While romance blooms, the tournament is broadcast on ESPN 8, “The Ocho!”, hosted by standard issue sports guys Cotton McKnight (Gary Cole) and Pepper Brooks (Jason Bateman), whose commentary ranges from obvious (“I don’t know how that Japanese team plays in diapers”) to out of the ordinary (“It’s like watching a bunch of retards trying to hump a doorknob out there”) to dated (“I feel like I’m watching a Cher video,” on seeing Peter’s team enter the arena wearing S&M “uniforms” that have been mistakenly delivered to them backstage). They can hardly be expected to complicate the film’s scheme, however, as it is an “underdog” sports movie, and you know that, following montages of dodgeballing rounds (with teams composed of stereotypes, including the Japanese Kamikazes, hiphop-inflected Skillz is Illz), a couple of dramatic off-court encounters, and a climactic final confrontation, the underdogs win.

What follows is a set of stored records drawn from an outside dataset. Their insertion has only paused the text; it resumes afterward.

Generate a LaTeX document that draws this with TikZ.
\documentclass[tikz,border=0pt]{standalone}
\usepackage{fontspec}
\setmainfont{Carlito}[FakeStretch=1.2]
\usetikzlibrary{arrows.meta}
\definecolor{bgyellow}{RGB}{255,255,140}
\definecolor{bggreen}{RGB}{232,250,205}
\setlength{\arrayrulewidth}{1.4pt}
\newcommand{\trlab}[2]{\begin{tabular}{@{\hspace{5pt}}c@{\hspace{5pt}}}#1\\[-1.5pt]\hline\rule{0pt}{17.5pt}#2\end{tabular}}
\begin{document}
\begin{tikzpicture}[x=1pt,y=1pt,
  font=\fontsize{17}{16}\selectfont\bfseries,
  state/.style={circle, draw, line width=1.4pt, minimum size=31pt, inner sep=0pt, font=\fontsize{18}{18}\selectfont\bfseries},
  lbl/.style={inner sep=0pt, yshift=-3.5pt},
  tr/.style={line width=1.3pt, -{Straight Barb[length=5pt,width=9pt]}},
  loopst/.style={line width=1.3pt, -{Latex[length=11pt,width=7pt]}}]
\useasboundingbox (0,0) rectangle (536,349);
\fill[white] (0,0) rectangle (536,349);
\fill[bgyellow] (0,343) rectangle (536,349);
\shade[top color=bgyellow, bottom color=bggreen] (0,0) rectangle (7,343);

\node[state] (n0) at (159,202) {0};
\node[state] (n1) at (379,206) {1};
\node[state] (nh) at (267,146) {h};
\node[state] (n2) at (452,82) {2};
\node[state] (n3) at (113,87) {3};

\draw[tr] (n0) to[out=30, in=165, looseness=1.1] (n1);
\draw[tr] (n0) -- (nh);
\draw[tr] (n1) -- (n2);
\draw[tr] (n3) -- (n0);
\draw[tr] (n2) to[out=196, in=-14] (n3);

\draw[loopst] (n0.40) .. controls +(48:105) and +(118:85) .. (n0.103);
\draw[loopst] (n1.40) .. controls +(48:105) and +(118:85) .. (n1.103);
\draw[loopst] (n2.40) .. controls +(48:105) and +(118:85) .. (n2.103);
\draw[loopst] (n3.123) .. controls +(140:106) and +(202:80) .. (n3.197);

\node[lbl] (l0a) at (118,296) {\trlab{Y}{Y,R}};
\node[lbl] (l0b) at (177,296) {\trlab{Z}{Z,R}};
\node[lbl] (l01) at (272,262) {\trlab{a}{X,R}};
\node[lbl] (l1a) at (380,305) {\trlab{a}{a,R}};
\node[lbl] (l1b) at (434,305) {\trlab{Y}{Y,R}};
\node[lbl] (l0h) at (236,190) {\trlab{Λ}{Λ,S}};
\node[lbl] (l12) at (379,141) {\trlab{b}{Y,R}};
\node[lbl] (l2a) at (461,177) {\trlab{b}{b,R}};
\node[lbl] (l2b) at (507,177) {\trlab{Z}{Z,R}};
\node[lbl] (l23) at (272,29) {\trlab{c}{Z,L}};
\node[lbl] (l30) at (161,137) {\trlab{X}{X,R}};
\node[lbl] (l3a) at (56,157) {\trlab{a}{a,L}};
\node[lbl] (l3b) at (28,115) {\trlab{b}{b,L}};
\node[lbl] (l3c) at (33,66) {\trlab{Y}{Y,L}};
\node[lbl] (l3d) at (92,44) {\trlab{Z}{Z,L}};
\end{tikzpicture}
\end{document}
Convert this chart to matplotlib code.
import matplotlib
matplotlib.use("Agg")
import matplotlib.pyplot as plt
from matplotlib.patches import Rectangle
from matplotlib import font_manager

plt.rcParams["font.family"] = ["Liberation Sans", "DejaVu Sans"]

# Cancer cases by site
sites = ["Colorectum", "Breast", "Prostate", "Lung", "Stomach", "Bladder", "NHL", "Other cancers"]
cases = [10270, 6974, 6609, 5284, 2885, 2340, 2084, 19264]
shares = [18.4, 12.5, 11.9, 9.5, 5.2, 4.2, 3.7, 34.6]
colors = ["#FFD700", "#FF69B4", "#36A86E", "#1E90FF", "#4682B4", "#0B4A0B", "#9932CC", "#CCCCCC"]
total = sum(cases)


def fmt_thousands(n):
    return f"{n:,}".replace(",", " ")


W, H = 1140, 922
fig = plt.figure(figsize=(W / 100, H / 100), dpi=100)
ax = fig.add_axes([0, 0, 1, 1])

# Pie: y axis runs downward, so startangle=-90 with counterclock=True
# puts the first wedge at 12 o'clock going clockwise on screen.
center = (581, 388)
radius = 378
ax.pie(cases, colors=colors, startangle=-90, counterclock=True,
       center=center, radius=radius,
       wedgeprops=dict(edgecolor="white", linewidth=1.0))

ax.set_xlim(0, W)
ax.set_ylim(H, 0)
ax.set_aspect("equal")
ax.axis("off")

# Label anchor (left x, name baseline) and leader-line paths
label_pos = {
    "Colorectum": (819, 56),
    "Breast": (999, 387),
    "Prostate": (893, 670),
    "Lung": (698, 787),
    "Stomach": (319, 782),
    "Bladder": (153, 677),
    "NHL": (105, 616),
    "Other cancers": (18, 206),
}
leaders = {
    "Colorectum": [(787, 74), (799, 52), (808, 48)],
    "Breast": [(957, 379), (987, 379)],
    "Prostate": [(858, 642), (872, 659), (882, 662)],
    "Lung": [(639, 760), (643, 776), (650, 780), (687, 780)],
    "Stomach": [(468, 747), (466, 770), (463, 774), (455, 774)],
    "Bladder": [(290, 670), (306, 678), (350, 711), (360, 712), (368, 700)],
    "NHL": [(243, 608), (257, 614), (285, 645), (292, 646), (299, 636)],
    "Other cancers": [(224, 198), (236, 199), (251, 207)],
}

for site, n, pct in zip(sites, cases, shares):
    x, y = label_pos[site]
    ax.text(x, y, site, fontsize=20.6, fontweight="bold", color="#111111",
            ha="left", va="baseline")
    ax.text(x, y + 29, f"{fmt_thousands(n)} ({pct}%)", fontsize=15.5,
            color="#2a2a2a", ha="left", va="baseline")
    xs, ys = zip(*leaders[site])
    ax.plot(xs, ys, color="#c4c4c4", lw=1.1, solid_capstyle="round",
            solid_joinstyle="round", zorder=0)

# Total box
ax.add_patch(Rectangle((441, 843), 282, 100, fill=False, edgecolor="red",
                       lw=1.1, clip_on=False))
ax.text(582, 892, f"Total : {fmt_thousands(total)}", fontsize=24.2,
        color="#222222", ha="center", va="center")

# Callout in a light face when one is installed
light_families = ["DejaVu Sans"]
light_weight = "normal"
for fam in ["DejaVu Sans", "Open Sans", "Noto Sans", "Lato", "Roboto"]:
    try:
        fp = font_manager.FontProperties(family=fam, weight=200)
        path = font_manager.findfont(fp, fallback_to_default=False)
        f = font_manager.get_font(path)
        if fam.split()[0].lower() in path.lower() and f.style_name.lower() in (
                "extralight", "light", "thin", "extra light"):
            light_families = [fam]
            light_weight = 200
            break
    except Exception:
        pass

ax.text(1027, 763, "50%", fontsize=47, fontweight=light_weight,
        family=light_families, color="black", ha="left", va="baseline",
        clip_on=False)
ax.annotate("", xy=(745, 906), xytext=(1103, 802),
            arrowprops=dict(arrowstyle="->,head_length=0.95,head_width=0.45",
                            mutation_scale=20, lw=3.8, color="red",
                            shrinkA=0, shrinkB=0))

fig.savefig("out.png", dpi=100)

Along the way, Dodgeball inserts some loopy, mostly irrelevant cameos (David Hasselhoff as coach for the German team, William Shatner as tournament mucky muck, Chuck Norris as a judge) that are so devoid of sense of significance that they seem only to underline the performers’ sad C-list status. When Lance Armstrong makes a brief appearance, to deliver a speech about not quitting even when the odds are stacked against you, he actually appears to be acting, in marked contrast to, say, Vaughn.

Despite this surprise, the bulk of Dodgeball is repetitive, frenetic and strangely gloomy. The gags — an onslaught of gay, hairy, and ugly jokes, on top of disability, celebrity, and penis jokes — come fast and less than furiously. The 12th time a guy gets whomped in groin, you’re over it already.